The good news: It appears that no children robbed anybody at gunpoint last night. Also good news: Cal Anderson is getting a summer reprieve on a grass rehabilitation project that was to have fenced off a 3/4-acre of the park beginning next week. Your park forecast will be mainly about sunshine, temperatures in the 70s and no chain link fence, for now.
“The main point of this update is that the construction schedule has been pushed out further into late August,” said Randy Robinson, senior landscape architect for Parks. That’s generally good news for park users.”
The reason behind the delay is budgetary. The grass repair project is now being moved forward under the Seattle Public Works Project process instead of being completed by a contractor who already has a deal for parks work.

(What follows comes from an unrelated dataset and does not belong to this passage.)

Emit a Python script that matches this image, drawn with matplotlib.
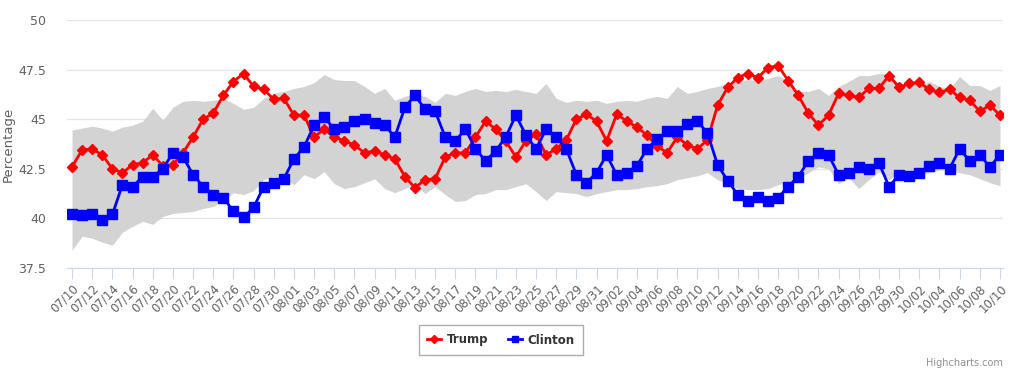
import datetime
import numpy as np
import matplotlib
matplotlib.use('Agg')
import matplotlib.pyplot as plt

# daily values 07/10 .. 10/10
start = datetime.date(2016, 7, 10)
dates = [start + datetime.timedelta(days=i) for i in range(93)]
date_labels = [d.strftime('%m/%d') for d in dates]

trump = [42.6, 43.45, 43.5, 43.2, 42.5, 42.3, 42.7, 42.8, 43.2, 42.65,
         42.7, 43.3, 44.1, 45.0, 45.3, 46.2, 46.9, 47.3, 46.65, 46.5,
         46.0, 46.05, 45.2, 45.2, 44.1, 44.5, 44.1, 43.9, 43.7, 43.3,
         43.4, 43.2, 43.0, 42.1, 41.55, 41.95, 42.0, 43.1, 43.3, 43.3,
         44.1, 44.9, 44.5, 43.9, 43.1, 43.9, 44.25, 43.2, 43.5, 43.95,
         45.0, 45.25, 44.9, 43.9, 45.25, 44.9, 44.6, 44.2, 43.65, 43.3,
         44.1, 43.7, 43.5, 43.95, 45.7, 46.6, 47.1, 47.3, 47.1, 47.6,
         47.7, 46.95, 46.2, 45.3, 44.7, 45.2, 46.3, 46.2, 46.1, 46.55,
         46.55, 47.2, 46.6, 46.8, 46.85, 46.5, 46.35, 46.5, 46.1, 45.95,
         45.4, 45.7, 45.2]

clinton = [40.2, 40.15, 40.2, 39.9, 40.2, 41.7, 41.6, 42.1, 42.1, 42.5,
           43.3, 43.1, 42.2, 41.6, 41.2, 41.05, 40.35, 40.05, 40.55, 41.6,
           41.8, 42.0, 43.0, 43.6, 44.7, 45.1, 44.5, 44.6, 44.9, 45.0,
           44.8, 44.7, 44.1, 45.6, 46.2, 45.5, 45.4, 44.1, 43.9, 44.5,
           43.5, 42.9, 43.4, 44.1, 45.2, 44.2, 43.5, 44.5, 44.1, 43.5,
           42.2, 41.8, 42.3, 43.2, 42.2, 42.3, 42.65, 43.5, 44.0, 44.4,
           44.4, 44.75, 44.9, 44.3, 42.7, 41.9, 41.2, 40.9, 41.1, 40.9,
           41.05, 41.6, 42.1, 42.9, 43.3, 43.2, 42.2, 42.3, 42.6, 42.5,
           42.8, 41.6, 42.2, 42.15, 42.3, 42.65, 42.8, 42.5, 43.5, 42.9,
           43.2, 42.6, 43.2]

band_high = [44.45, 44.55, 44.65, 44.55, 44.4, 44.6, 44.7, 44.9, 45.55, 44.95,
             45.6, 45.9, 45.95, 45.9, 45.95, 46.05, 45.8, 45.5, 45.6, 46.05,
             46.3, 46.4, 46.55, 46.65, 46.85, 47.25, 47.0, 46.95, 46.95, 46.65,
             46.3, 46.55, 45.95, 46.15, 46.3, 46.15, 45.85, 46.3, 46.2, 46.4,
             46.55, 46.4, 46.45, 46.4, 46.5, 46.4, 46.3, 46.8, 46.05, 45.85,
             45.95, 45.9, 45.95, 45.8, 45.9, 45.95, 45.9, 46.05, 46.15, 46.05,
             46.65, 46.3, 46.4, 46.55, 46.65, 46.8, 46.9, 47.0, 46.95, 47.05,
             47.2, 46.95, 46.4, 46.4, 46.55, 46.2, 46.65, 46.9, 47.2, 47.2,
             47.3, 47.3, 46.7, 46.8, 46.7, 46.9, 46.65, 46.55, 47.15, 46.7,
             46.7, 46.45, 46.7]

band_low = [38.4, 39.1, 39.0, 38.8, 38.65, 39.3, 39.6, 39.85, 39.7, 40.1,
            40.25, 40.3, 40.35, 40.5, 40.6, 40.9, 41.3, 41.2, 41.4, 41.95,
            42.1, 42.0, 41.7, 42.2, 42.0, 42.35, 41.75, 41.5, 41.6, 41.8,
            42.0, 41.5, 41.3, 41.5, 41.7, 41.25, 41.6, 41.2, 40.85, 40.9,
            41.2, 41.25, 41.45, 41.45, 41.6, 41.75, 41.35, 40.9, 41.35, 41.3,
            41.25, 41.1, 41.25, 41.35, 41.45, 41.45, 41.5, 41.6, 41.65, 41.75,
            41.95, 42.05, 42.15, 42.3, 41.95, 41.75, 41.5, 41.45, 41.45, 41.5,
            41.7, 41.8, 42.0, 42.3, 42.6, 42.5, 41.75, 42.05, 41.5, 41.95,
            42.35, 41.95, 42.3, 42.35, 42.2, 42.3, 42.45, 42.45, 42.3, 42.2,
            42.0, 41.8, 41.65]

x = np.arange(len(dates))

fig = plt.figure(figsize=(10.26, 3.79), dpi=100)
ax = fig.add_axes([67 / 1026, 1 - 268 / 379, 936 / 1026, 248 / 379])

ax.fill_between(x, band_low, band_high, color='#d3d3d3', linewidth=0, zorder=1)
ax.plot(x, trump, color='#ff0000', lw=2, marker='D', markersize=5, label='Trump', zorder=3)
ax.plot(x, clinton, color='#0000ff', lw=2, marker='s', markersize=6.5, label='Clinton', zorder=3)

ax.set_xlim(-0.5, 92.3)
ax.set_ylim(37.5, 50)
ax.set_yticks([37.5, 40, 42.5, 45, 47.5, 50])
ax.set_yticklabels(['37.5', '40', '42.5', '45', '47.5', '50'])
ax.yaxis.grid(True, color='#e6e6e6', lw=1)
ax.set_axisbelow(True)

ax.set_xticks(x[::2])
ax.set_xticklabels(date_labels[::2], rotation=45, ha='right', rotation_mode='anchor')

for side in ['top', 'right', 'left']:
    ax.spines[side].set_visible(False)
ax.spines['bottom'].set_color('#ccd6eb')
ax.tick_params(axis='x', colors='#ccd6eb', length=8, labelcolor='#606060', labelsize=8.5, pad=2)
ax.tick_params(axis='y', length=0, labelcolor='#606060', labelsize=9, pad=15)
ax.set_ylabel('Percentage', color='#606060', fontsize=9.5)
ax.yaxis.set_label_coords(-52 / 936, 0.5)

leg = fig.legend(loc='center', bbox_to_anchor=(501 / 1026, 1 - 340 / 379), ncol=2,
                 frameon=True, fancybox=False, edgecolor='#999999',
                 prop={'weight': 'bold', 'size': 8.5}, handlelength=1.2,
                 handletextpad=0.5, columnspacing=1.6, borderpad=0.7)
for t in leg.get_texts():
    t.set_color('#333333')
for h in leg.legend_handles:
    h.set_markersize(4)

fig.text(1003 / 1026, 1 - 363 / 379, 'Highcharts.com', ha='right', va='center',
         fontsize=7, color='#909090')

fig.savefig('out.png', dpi=100)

That means the job to complete the work has to go out to bid. We don’t even see the project listed yet on the city’s bid roster so it’s not clear if even the late August start target is likely at this point.
The $250,000 project will repair the conditions in a 3/4-acre area of Cal Anderson where Parks department officials say the grass has struggled since the summer the park was completed in 2005. CHS was told in May that Parks has been complaining about the screw-up for years. Officials blame the soil Seattle Public Utilities chose in the construction of the park on the lid atop the now buried Lincoln Reservoir and say it has poor drainage. The situation with the soil conditions is so poor that a form of rush — a plant normally found in marshy wetlands — grows in tufty patches you see throughout the park.
The plan is for a 3/4-acre swath of the northeast section of the park — and a portion of 11th ave parking to be used for construction vehicles and stagin — to be fenced off once the project begins. The contractor who wins the job will then carefully remove three to five inches of topsoil while not damaging the sensitive reservoir lid. New drainage trenches will be created and a new layer of sand-based top soil and soil conditioner will be layered over it all. By September, Parks had hoped that the new grass would be planted and, if everything went as planned, later in fall the fences will be adjusted and the park pathways reopened. With the timeframe of the project pushed back a few weeks at this point, it doesn’t look like Parks will miss the optimal window for grass growth. But they’ll be cutting it close.